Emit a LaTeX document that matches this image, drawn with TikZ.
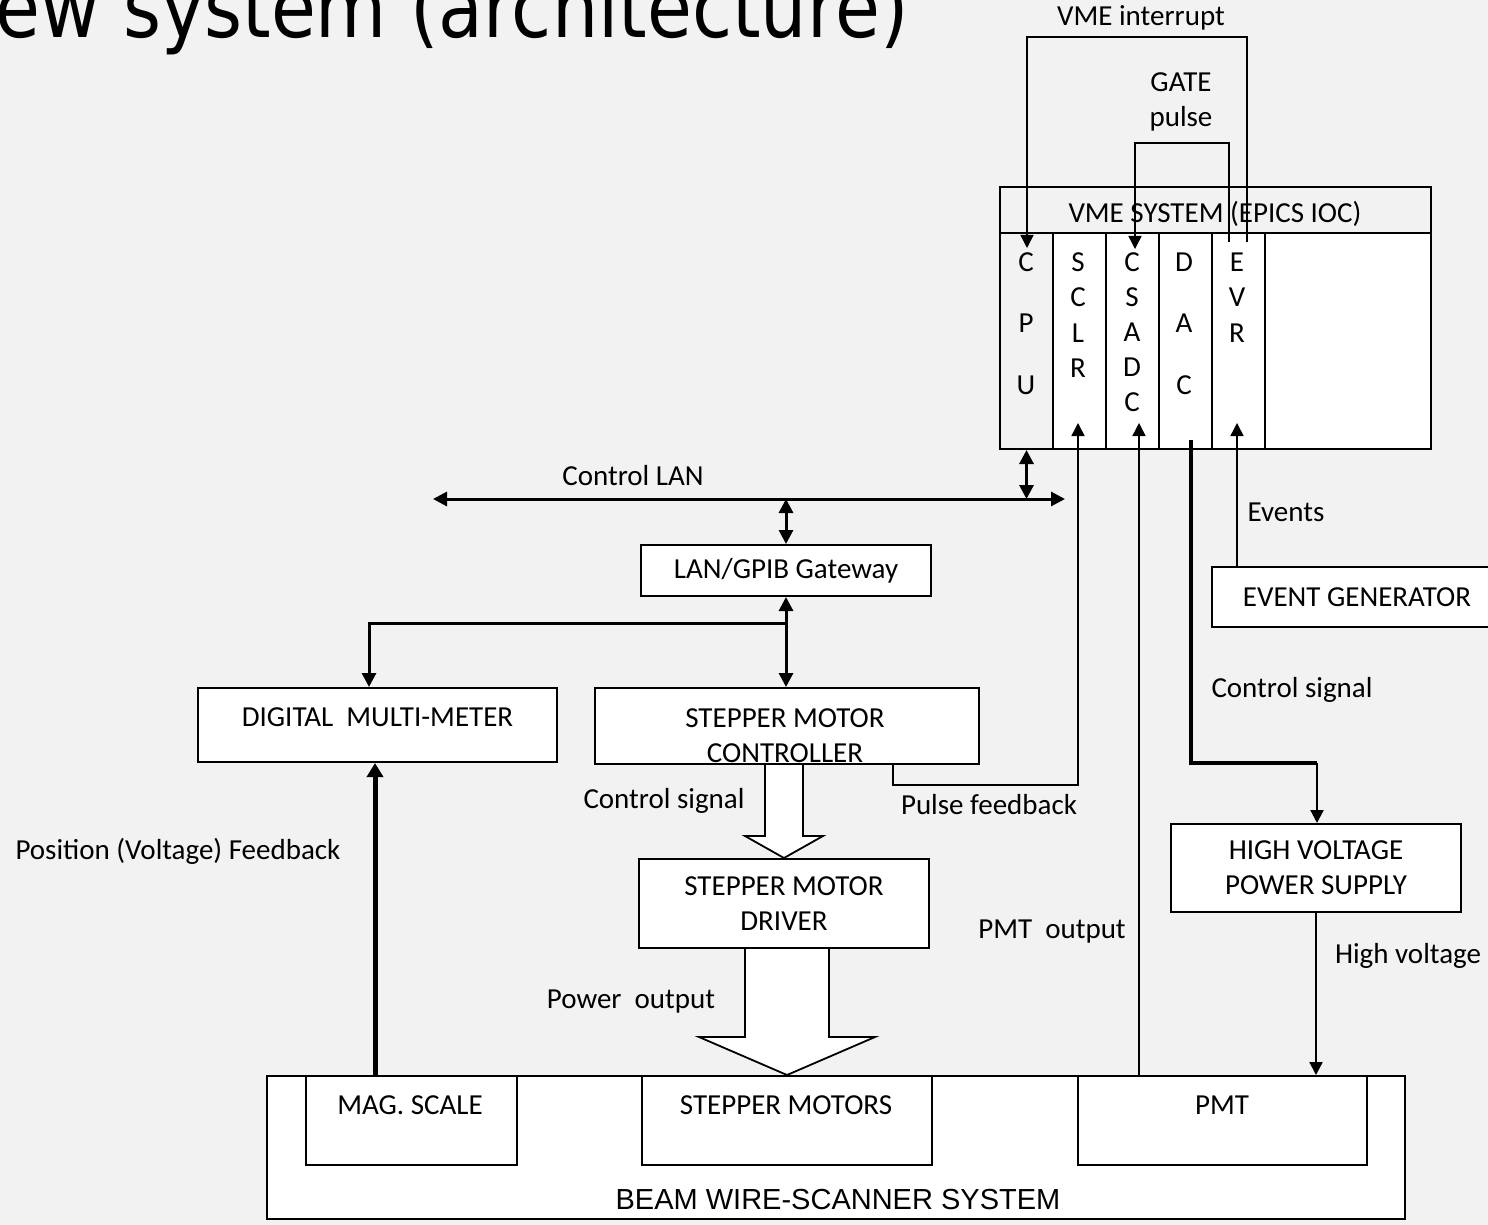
\documentclass[tikz,border=0pt]{standalone}
\usepackage{fontspec}
\setmainfont{Carlito}
\newfontfamily\arialfont{Liberation Sans}
\newfontfamily\titlefont{DejaVu Sans}
\usetikzlibrary{arrows.meta,calc}
\definecolor{slide}{HTML}{F2F2F2}

\begin{document}
\begin{tikzpicture}[x=0.5pt,y=-0.5pt,
  txt/.style={inner sep=0pt,font=\fontsize{14.5}{17.5}\selectfont,align=center},
  blk/.style={draw,line width=1pt,fill=white,inner sep=0pt,font=\fontsize{14.5}{17.5}\selectfont,align=center},
  slot/.style={draw,line width=1pt,inner sep=0pt,minimum width=26.5pt,minimum height=108pt},
  sigarr/.style={line width=0.75pt,-{Triangle[width=6.5pt,length=6.5pt]}},
  lanarr/.style={line width=1.5pt,{Triangle[width=7pt,length=7pt]}-{Triangle[width=7pt,length=7pt]}},
  tapline/.style={line width=1.5pt,-{Triangle[width=7pt,length=7pt]}},
  fbarr/.style={line width=2.5pt,-{Triangle[width=8pt,length=7pt]}},
  dacline/.style={line width=2pt},
  hvarr/.style={line width=1.1pt,-{Triangle[width=6.5pt,length=6.5pt]}},
  blockarr/.style={line width=0.9pt,fill=white,line join=miter}]
\clip (0,0) rectangle (1488,1225);
\fill[slide] (0,0) rectangle (1488,1225);
\node[txt,anchor=base west,yscale=1.15,font=\titlefont\fontsize{36.5}{40}\selectfont] (title) at (-5,38) {ew system (architecture)};

% VME crate
\node[blk,minimum width=215.5pt,minimum height=131pt] (vme) at (1215.5,318) {};
\node[blk,fill=slide,minimum width=215.5pt,minimum height=23pt] (vmehead) at (1215.5,210) {};
\node[txt,anchor=base] (vmetext) at (1215,223) {VME SYSTEM (EPICS IOC)};
\foreach \n/\x/\c in {cpu/1026.5/slide,sclr/1079.5/white,csadc/1132.5/white,dac/1185.5/white,evr/1238.5/white}
  \node[slot,fill=\c] (\n) at (\x,341) {};
\foreach \l [count=\i from 0] in {C,P,U} \node[txt] (cpu-\i) at (1026,262+61.5*\i) {\l};
\foreach \l [count=\i from 0] in {S,C,L,R} \node[txt] (sclr-\i) at (1078,262+35.5*\i) {\l};
\foreach \l [count=\i from 0] in {C,S,A,D,C} \node[txt] (csadc-\i) at (1132,262+35*\i) {\l};
\foreach \l [count=\i from 0] in {D,A,C} \node[txt] (dac-\i) at (1184,262+61.5*\i) {\l};
\foreach \l [count=\i from 0] in {E,V,R} \node[txt] (evr-\i) at (1237,262+35.5*\i) {\l};

% boxes
\node[blk,minimum width=145pt,minimum height=25.5pt] (gw) at (786,570.5) {LAN/GPIB Gateway};
\node[blk,minimum width=179.5pt,minimum height=37pt] (dmm) at (377.5,725) {};
\node[txt,anchor=base] (dmmtext) at (377.5,726) {DIGITAL\ \ MULTI-METER};
\node[blk,minimum width=192pt,minimum height=38pt] (smc) at (787,726) {};
\node[txt,anchor=north] (smctext) at (785,708) {STEPPER MOTOR\\CONTROLLER};
\node[blk,minimum width=145pt,minimum height=44.5pt] (smd) at (784,903.5) {STEPPER MOTOR\\DRIVER};
\node[blk,minimum width=145pt,minimum height=44pt] (hvps) at (1316,868) {HIGH VOLTAGE\\POWER SUPPLY};
\node[blk,minimum width=145pt,minimum height=30pt] (evg) at (1357,597) {EVENT GENERATOR};
\node[blk,minimum width=569pt,minimum height=71.5pt] (beam) at (836,1147.5) {};
\node[txt,anchor=base,font=\arialfont\fontsize{14.5}{17.5}\selectfont] (beamtext) at (838,1209) {BEAM WIRE-SCANNER SYSTEM};
\node[blk,minimum width=105.5pt,minimum height=44.5pt] (ms) at (411.5,1120.5) {};
\node[txt,anchor=base] (mstext) at (410,1114) {MAG. SCALE};
\node[blk,minimum width=145pt,minimum height=44.5pt] (sm) at (787,1120.5) {};
\node[txt,anchor=base] (smtext) at (786,1114) {STEPPER MOTORS};
\node[blk,minimum width=144.5pt,minimum height=44.5pt] (pmt) at (1222.5,1120.5) {};
\node[txt,anchor=base] (pmttext) at (1222,1114) {PMT};

% labels
\node[txt,anchor=base] (irqlabel) at (1141,25.5) {VME interrupt};
\node[txt,anchor=north] (gatelabel) at (1181,72) {GATE\\pulse};
\node[txt,anchor=base] (lanlabel) at (633,485) {Control LAN};
\node[txt,anchor=base] (evlabel) at (1286,521) {Events};
\node[txt,anchor=base] (dacsig) at (1292,697) {Control signal};
\node[txt,anchor=base] (smcsig) at (664,808) {Control signal};
\node[txt,anchor=base] (pflabel) at (989,814) {Pulse feedback};
\node[txt,anchor=base] (poslabel) at (178,859) {Position (Voltage) Feedback};
\node[txt,anchor=base] (pmtout) at (1052,938) {PMT\ \ output};
\node[txt,anchor=base] (hvlabel) at (1408,963) {High voltage};
\node[txt,anchor=base] (pwrout) at (631,1008) {Power\ \ output};

% connector ends
\coordinate (irqsrc) at (1247,242);
\coordinate (irqtop) at (1247,37);
\coordinate (cpuin) at (1027,248);
\coordinate (gatesrc) at (1229,242);
\coordinate (gatetop) at (1229,143);
\coordinate (adcgate) at (1135,249);
\coordinate (lanl) at (433,499);
\coordinate (lanr) at (1065,499);
\coordinate (sclrin) at (1078,423);
\coordinate (csadcin) at (1139,423);
\coordinate (evrin) at (1237,423);
\coordinate (dacout) at (1191,440);
\coordinate (dacbend) at (1317,763);
\coordinate (pf) at (893,785);
\coordinate (tap) at (786,623);
\coordinate (dmmin) at (369,688);
\coordinate (msout) at (375,1076);

\draw[sigarr] (irqsrc) -- (irqtop) -| (cpuin);
\draw[sigarr] (gatesrc) -- (gatetop) -| (adcgate);
\draw[lanarr] (lanl) -- (lanr);
\draw[lanarr] (cpu.south) -- (cpu.south |- lanr);
\draw[lanarr] (gw.north |- lanl) -- (gw.north);
\draw[lanarr] (gw.south) -- (gw.south |- smc.north);
\draw[tapline] (tap) -| (dmmin |- dmm.north);
\draw[fbarr] (ms.north -| msout) -- (dmm.south -| msout);
\draw[sigarr] (smc.south -| pf) -- (pf) -| (sclrin);
\draw[sigarr] (pmt.north -| csadcin) -- (csadcin);
\draw[sigarr] (evg.north -| evrin) -- (evrin);
\draw[dacline] (dacout) |- (dacbend);
\draw[hvarr] (dacbend) -- (dacbend |- hvps.north);
\draw[hvarr] (hvps.south) -- (hvps.south |- pmt.north);

\path (smd.north) ++(-19,-22) coordinate (ca-l) ++(38,0) coordinate (ca-r);
\draw[blockarr] (ca-l |- smc.south) -- (ca-l) -- ++(-20,0) -- (smd.north) -- ($(ca-r)+(20,0)$) -- (ca-r) -- (ca-r |- smc.south);
\path (sm.north) ++(-42,-38) coordinate (pa-l) ++(84,0) coordinate (pa-r);
\draw[blockarr] (pa-l |- smd.south) -- (pa-l) -- ++(-46,0) -- (sm.north) -- ($(pa-r)+(46,0)$) -- (pa-r) -- (pa-r |- smd.south);
\end{tikzpicture}
\end{document}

| The task |
Without including any pictures, print all of the material exactly as given.

| Result for this task |
Emit a LaTeX document that matches this image, drawn with TikZ.
\documentclass[tikz,border=0pt]{standalone}
\usepackage{fontspec}
\setmainfont{Carlito}
\newfontfamily\arialfont{Liberation Sans}
\newfontfamily\titlefont{DejaVu Sans}
\usetikzlibrary{arrows.meta,calc}
\definecolor{slide}{HTML}{F2F2F2}

\begin{document}
\begin{tikzpicture}[x=0.5pt,y=-0.5pt,
  txt/.style={inner sep=0pt,font=\fontsize{14.5}{17.5}\selectfont,align=center},
  blk/.style={draw,line width=1pt,fill=white,inner sep=0pt,font=\fontsize{14.5}{17.5}\selectfont,align=center},
  slot/.style={draw,line width=1pt,inner sep=0pt,minimum width=26.5pt,minimum height=108pt},
  sigarr/.style={line width=0.75pt,-{Triangle[width=6.5pt,length=6.5pt]}},
  lanarr/.style={line width=1.5pt,{Triangle[width=7pt,length=7pt]}-{Triangle[width=7pt,length=7pt]}},
  tapline/.style={line width=1.5pt,-{Triangle[width=7pt,length=7pt]}},
  fbarr/.style={line width=2.5pt,-{Triangle[width=8pt,length=7pt]}},
  dacline/.style={line width=2pt},
  hvarr/.style={line width=1.1pt,-{Triangle[width=6.5pt,length=6.5pt]}},
  blockarr/.style={line width=0.9pt,fill=white,line join=miter}]
\clip (0,0) rectangle (1488,1225);
\fill[slide] (0,0) rectangle (1488,1225);
\node[txt,anchor=base west,yscale=1.15,font=\titlefont\fontsize{36.5}{40}\selectfont] (title) at (-5,38) {ew system (architecture)};

% VME crate
\node[blk,minimum width=215.5pt,minimum height=131pt] (vme) at (1215.5,318) {};
\node[blk,fill=slide,minimum width=215.5pt,minimum height=23pt] (vmehead) at (1215.5,210) {};
\node[txt,anchor=base] (vmetext) at (1215,223) {VME SYSTEM (EPICS IOC)};
\foreach \n/\x/\c in {cpu/1026.5/slide,sclr/1079.5/white,csadc/1132.5/white,dac/1185.5/white,evr/1238.5/white}
  \node[slot,fill=\c] (\n) at (\x,341) {};
\foreach \l [count=\i from 0] in {C,P,U} \node[txt] (cpu-\i) at (1026,262+61.5*\i) {\l};
\foreach \l [count=\i from 0] in {S,C,L,R} \node[txt] (sclr-\i) at (1078,262+35.5*\i) {\l};
\foreach \l [count=\i from 0] in {C,S,A,D,C} \node[txt] (csadc-\i) at (1132,262+35*\i) {\l};
\foreach \l [count=\i from 0] in {D,A,C} \node[txt] (dac-\i) at (1184,262+61.5*\i) {\l};
\foreach \l [count=\i from 0] in {E,V,R} \node[txt] (evr-\i) at (1237,262+35.5*\i) {\l};

% boxes
\node[blk,minimum width=145pt,minimum height=25.5pt] (gw) at (786,570.5) {LAN/GPIB Gateway};
\node[blk,minimum width=179.5pt,minimum height=37pt] (dmm) at (377.5,725) {};
\node[txt,anchor=base] (dmmtext) at (377.5,726) {DIGITAL\ \ MULTI-METER};
\node[blk,minimum width=192pt,minimum height=38pt] (smc) at (787,726) {};
\node[txt,anchor=north] (smctext) at (785,708) {STEPPER MOTOR\\CONTROLLER};
\node[blk,minimum width=145pt,minimum height=44.5pt] (smd) at (784,903.5) {STEPPER MOTOR\\DRIVER};
\node[blk,minimum width=145pt,minimum height=44pt] (hvps) at (1316,868) {HIGH VOLTAGE\\POWER SUPPLY};
\node[blk,minimum width=145pt,minimum height=30pt] (evg) at (1357,597) {EVENT GENERATOR};
\node[blk,minimum width=569pt,minimum height=71.5pt] (beam) at (836,1147.5) {};
\node[txt,anchor=base,font=\arialfont\fontsize{14.5}{17.5}\selectfont] (beamtext) at (838,1209) {BEAM WIRE-SCANNER SYSTEM};
\node[blk,minimum width=105.5pt,minimum height=44.5pt] (ms) at (411.5,1120.5) {};
\node[txt,anchor=base] (mstext) at (410,1114) {MAG. SCALE};
\node[blk,minimum width=145pt,minimum height=44.5pt] (sm) at (787,1120.5) {};
\node[txt,anchor=base] (smtext) at (786,1114) {STEPPER MOTORS};
\node[blk,minimum width=144.5pt,minimum height=44.5pt] (pmt) at (1222.5,1120.5) {};
\node[txt,anchor=base] (pmttext) at (1222,1114) {PMT};

% labels
\node[txt,anchor=base] (irqlabel) at (1141,25.5) {VME interrupt};
\node[txt,anchor=north] (gatelabel) at (1181,72) {GATE\\pulse};
\node[txt,anchor=base] (lanlabel) at (633,485) {Control LAN};
\node[txt,anchor=base] (evlabel) at (1286,521) {Events};
\node[txt,anchor=base] (dacsig) at (1292,697) {Control signal};
\node[txt,anchor=base] (smcsig) at (664,808) {Control signal};
\node[txt,anchor=base] (pflabel) at (989,814) {Pulse feedback};
\node[txt,anchor=base] (poslabel) at (178,859) {Position (Voltage) Feedback};
\node[txt,anchor=base] (pmtout) at (1052,938) {PMT\ \ output};
\node[txt,anchor=base] (hvlabel) at (1408,963) {High voltage};
\node[txt,anchor=base] (pwrout) at (631,1008) {Power\ \ output};

% connector ends
\coordinate (irqsrc) at (1247,242);
\coordinate (irqtop) at (1247,37);
\coordinate (cpuin) at (1027,248);
\coordinate (gatesrc) at (1229,242);
\coordinate (gatetop) at (1229,143);
\coordinate (adcgate) at (1135,249);
\coordinate (lanl) at (433,499);
\coordinate (lanr) at (1065,499);
\coordinate (sclrin) at (1078,423);
\coordinate (csadcin) at (1139,423);
\coordinate (evrin) at (1237,423);
\coordinate (dacout) at (1191,440);
\coordinate (dacbend) at (1317,763);
\coordinate (pf) at (893,785);
\coordinate (tap) at (786,623);
\coordinate (dmmin) at (369,688);
\coordinate (msout) at (375,1076);

\draw[sigarr] (irqsrc) -- (irqtop) -| (cpuin);
\draw[sigarr] (gatesrc) -- (gatetop) -| (adcgate);
\draw[lanarr] (lanl) -- (lanr);
\draw[lanarr] (cpu.south) -- (cpu.south |- lanr);
\draw[lanarr] (gw.north |- lanl) -- (gw.north);
\draw[lanarr] (gw.south) -- (gw.south |- smc.north);
\draw[tapline] (tap) -| (dmmin |- dmm.north);
\draw[fbarr] (ms.north -| msout) -- (dmm.south -| msout);
\draw[sigarr] (smc.south -| pf) -- (pf) -| (sclrin);
\draw[sigarr] (pmt.north -| csadcin) -- (csadcin);
\draw[sigarr] (evg.north -| evrin) -- (evrin);
\draw[dacline] (dacout) |- (dacbend);
\draw[hvarr] (dacbend) -- (dacbend |- hvps.north);
\draw[hvarr] (hvps.south) -- (hvps.south |- pmt.north);

\path (smd.north) ++(-19,-22) coordinate (ca-l) ++(38,0) coordinate (ca-r);
\draw[blockarr] (ca-l |- smc.south) -- (ca-l) -- ++(-20,0) -- (smd.north) -- ($(ca-r)+(20,0)$) -- (ca-r) -- (ca-r |- smc.south);
\path (sm.north) ++(-42,-38) coordinate (pa-l) ++(84,0) coordinate (pa-r);
\draw[blockarr] (pa-l |- smd.south) -- (pa-l) -- ++(-46,0) -- (sm.north) -- ($(pa-r)+(46,0)$) -- (pa-r) -- (pa-r |- smd.south);
\end{tikzpicture}
\end{document}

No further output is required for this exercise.